Well hoot, I don't know if I can say no to that

Ghost Leviathan posted:

In general there's a real problem with people, including historians, assuming any kind of entertainment or ritual had to involve gruesome sacrifices and/or fights to the death. It's like that guy in Fallout 4 who assumes that baseball was a bloodsport where gladiators used the bats to beat each other to death and is quite pissed off when the protagonist corrects him.

Well, it's had its moments...

https://en.wikipedia.org/wiki/Ten_Cent_Beer_Night

Owl at Home
Dec 25, 2014

Well hoot, I don't know if I can say no to that

skasion posted:

It’s further confounded by the fact that Greeks were inclined to use the name “Heracles” in locations where we might incline to use an abstraction like “culture hero”. So in the same section again he talks about going to see the Tyrian Heracles (= Melqart), who obviously wasn’t originally derived from Heracles to the extent that Roman Hercules or Etruscan Herceler was. Yet in the course of time you can see that very identification become reality as this whole syncretic Hercules-Melqart cult spreads all across the Mediterranean. Basically there’s a bunch of divine warrior demigod types in the myth-history of the Med and a bunch of cultural interchange going on from an early date and not mediated by intellectuals at first, and people slapped all sorts of god names all over stuff.
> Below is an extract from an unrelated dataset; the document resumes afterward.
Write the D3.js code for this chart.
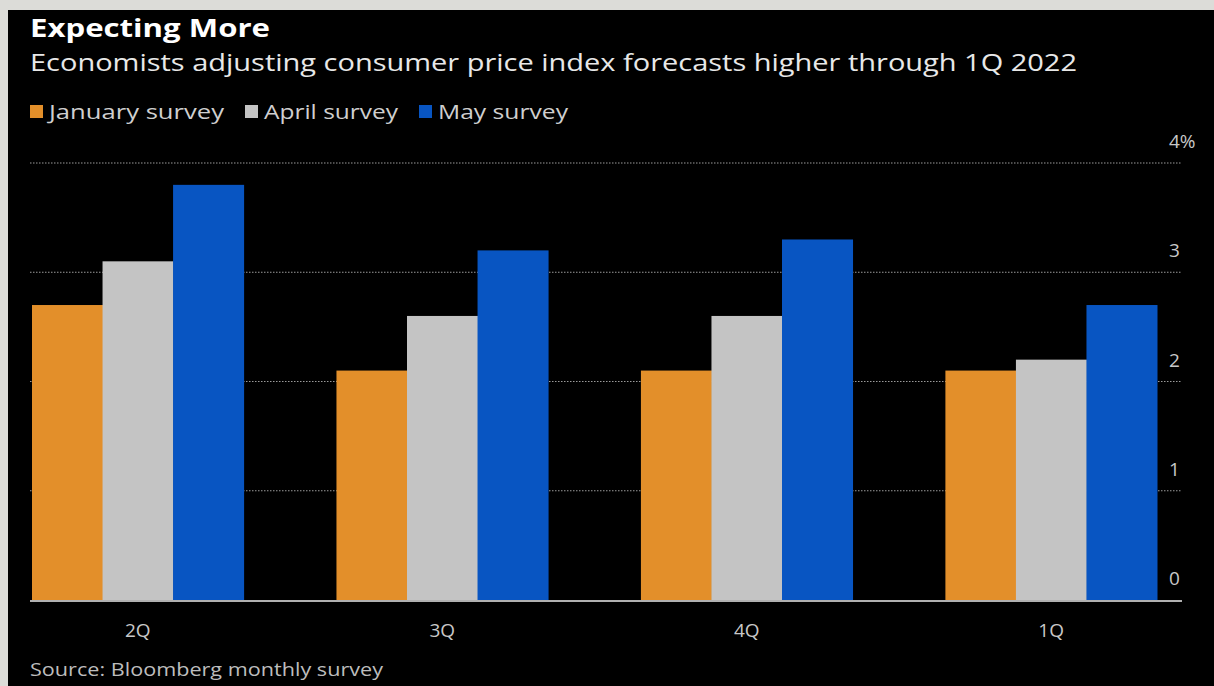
<!DOCTYPE html>
<html>
<head>
<meta charset="utf-8">
<script src="https://cdn.jsdelivr.net/npm/d3@7"></script>
<style>
  body { margin: 0; background: #dcdcd8; }
  text { font-family: "Open Sans", "DejaVu Sans", sans-serif; }
</style>
</head>
<body>
<div id="chart-area"></div>
<script>
// DATA
const quarters = ["2Q", "3Q", "4Q", "1Q"]
const seriesNames = ["January survey", "April survey", "May survey"]
const january = [2.7, 2.1, 2.1, 2.1]
const april = [3.1, 2.6, 2.6, 2.2]
const may = [3.8, 3.2, 3.3, 2.7]
const yTicks = [0, 1, 2, 3, 4]

const W = 1214, H = 686
const COLORS = ["#e38f2a", "#c4c4c4", "#0855c2"]
const PLOT = { LEFT: 32, RIGHT: 1157, TOP: 163, BOTTOM: 600 }

const svg = d3.select("#chart-area").append("svg")
  .attr("width", W)
  .attr("height", H)

svg.append("rect").attr("width", W).attr("height", H).attr("fill", "#dcdcd8")
svg.append("rect").attr("x", 8).attr("y", 10)
  .attr("width", W - 8).attr("height", H - 10).attr("fill", "#000")

// titles
svg.append("text")
  .attr("x", 30).attr("y", 37)
  .attr("fill", "#fff")
  .attr("font-size", 25).attr("font-weight", "bold")
  .attr("textLength", 240).attr("lengthAdjust", "spacingAndGlyphs")
  .text("Expecting More")

svg.append("text")
  .attr("x", 30).attr("y", 71)
  .attr("fill", "#e8e8e8")
  .attr("font-size", 23)
  .attr("textLength", 1047).attr("lengthAdjust", "spacingAndGlyphs")
  .text("Economists adjusting consumer price index forecasts higher through 1Q 2022")

// legend
const legendX = [30, 245, 419]
const legendW = [175, 134, 130]
const legend = svg.selectAll(".legend")
  .data(seriesNames)
  .enter().append("g")
  .attr("class", "legend")
  .attr("transform", (d, i) => `translate(${legendX[i]}, 105)`)
legend.append("rect")
  .attr("width", 13).attr("height", 13)
  .attr("fill", (d, i) => COLORS[i])
legend.append("text")
  .attr("x", 19).attr("y", 14)
  .attr("fill", "#cfcfcf")
  .attr("font-size", 20)
  .attr("textLength", (d, i) => legendW[i]).attr("lengthAdjust", "spacingAndGlyphs")
  .text(d => d)

// SCALES
const xScale = d3.scaleBand()
  .domain(quarters)
  .range([PLOT.LEFT, PLOT.RIGHT])
  .paddingInner(0.305)
  .paddingOuter(0)

const xSub = d3.scaleBand()
  .domain(seriesNames)
  .range([0, xScale.bandwidth()])

const yScale = d3.scaleLinear()
  .domain([0, 4])
  .range([PLOT.BOTTOM, PLOT.TOP])

// gridlines
svg.append("g")
  .selectAll("line")
  .data(yTicks.filter(d => d > 0))
  .enter().append("line")
  .attr("x1", 30).attr("x2", 1182)
  .attr("y1", d => yScale(d)).attr("y2", d => yScale(d))
  .attr("stroke", "#9a9a9a")
  .attr("stroke-width", 1.2)
  .attr("stroke-dasharray", "1.5,1.5")

// y labels
svg.append("g")
  .selectAll("text")
  .data(yTicks)
  .enter().append("text")
  .attr("x", 1169)
  .attr("y", d => yScale(d) - 15)
  .attr("fill", "#c8c8c8")
  .attr("font-size", 19)
  .text(d => d === 4 ? "4%" : d)

// bars
const table = quarters.map((q, i) => ({ q, vals: [january[i], april[i], may[i]] }))
const groups = svg.append("g").selectAll("g")
  .data(table)
  .enter().append("g")
  .attr("transform", d => `translate(${xScale(d.q)}, 0)`)
groups.selectAll("rect")
  .data(d => d.vals.map((v, i) => ({ name: seriesNames[i], v, i })))
  .enter().append("rect")
  .attr("x", d => xSub(d.name))
  .attr("y", d => yScale(d.v))
  .attr("width", xSub.bandwidth() + 0.5)
  .attr("height", d => yScale(0) - yScale(d.v))
  .attr("fill", d => COLORS[d.i])

// baseline
svg.append("line")
  .attr("x1", 30).attr("x2", 1182)
  .attr("y1", yScale(0) + 1).attr("y2", yScale(0) + 1)
  .attr("stroke", "#b0b0b0")
  .attr("stroke-width", 2)

// x axis labels
svg.append("g")
  .selectAll("text")
  .data(quarters)
  .enter().append("text")
  .attr("x", d => xScale(d) + xScale.bandwidth() / 2)
  .attr("y", 637)
  .attr("text-anchor", "middle")
  .attr("fill", "#c8c8c8")
  .attr("font-size", 19)
  .text(d => d)

// source
svg.append("text")
  .attr("x", 30).attr("y", 676)
  .attr("fill", "#bdbdbd")
  .attr("font-size", 18)
  .attr("textLength", 353).attr("lengthAdjust", "spacingAndGlyphs")
  .text("Source: Bloomberg monthly survey")
</script>
</body>
</html>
It's a little like the ancient version of Maciste films getting retitled as 'Hercules' or 'Samson' movies when they got repackaged for sale in the states, huh

Owl at Home
Dec 25, 2014

Well hoot, I don't know if I can say no to that

Telsa Cola posted:

It might be short hand for general maintenance of your shield edge or whatever. Leather can get pretty rough if it dries out or gets weathered,, especially if its a surface that sees lots of contact, and I can definitely see it catching blade edges and arrows more if it's not dealt with.

Here's the top of an old pair of survey boots of mine as an example. Nice pair of boots, shame I wore holes through the bottoms.
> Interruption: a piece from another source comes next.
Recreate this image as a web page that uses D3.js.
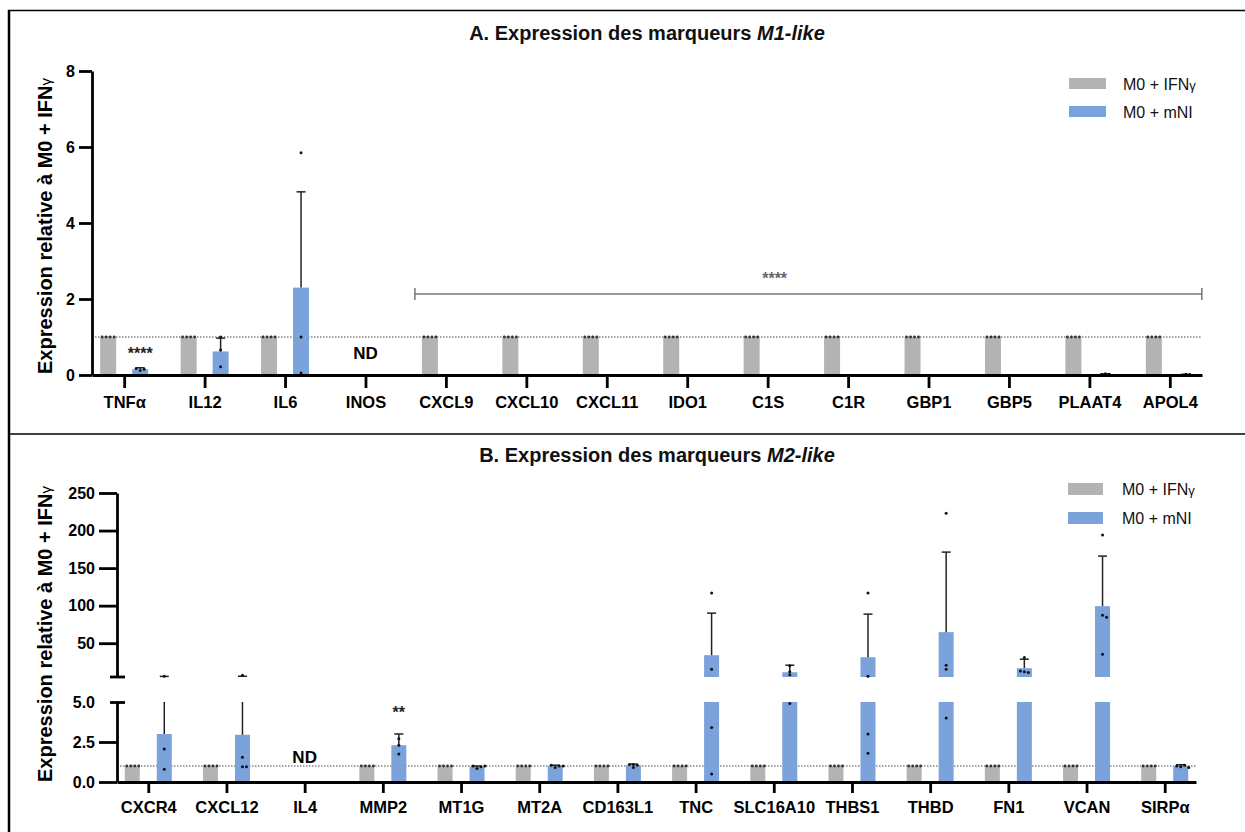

There are boot repair places around that can mend & replace the soles on leather shoes and boots if you're ever interested.

I think the oiling the shields thing probably just means keeping them supple so they rebound instead of crack, but I can't stop imagining some Looney Tunes type physics acting on the projectiles when they hit the shield like a greased-up floor

Owl at Home
Dec 25, 2014

Well hoot, I don't know if I can say no to that

As a woman I also think about the Roman empire every day, but only as a tangential byproduct of thinking about the Sarmatians and Scythians every day.

Owl at Home
Dec 25, 2014

Well hoot, I don't know if I can say no to that

Mad Hamish posted:

I wonder what kind of things these people would have fixated on in the ancient world. Aside from the inscrutable and perfidious Jews / Saracens / lepers, I mean. Like, was there some dude who was completely and totally convinced that Antinous had faked his death and was still alive and some guy that he knew said he saw Antinous changing horses several towns over?

https://en.wikipedia.org/wiki/Nero_Redivivus_legend

You could probably make a fair comparison between these guys and the Q nuts who think JFK is about to come back, if you squint

edit: skasion beat me to it :argh:

Owl at Home fucked around with this message at 13:05 on Sep 21, 2023

Owl at Home
Dec 25, 2014

Well hoot, I don't know if I can say no to that

Jamwad Hilder posted:

Cutting through country was a good way to get lost in foreign territory. Or even familiar territory. Suetonius recorded that Caesar got lost trying to find the Rubicon, spent all night wandering around trying to find it, and ended up needing a guide to get him there, and this is a relative big river like 150 miles from Rome.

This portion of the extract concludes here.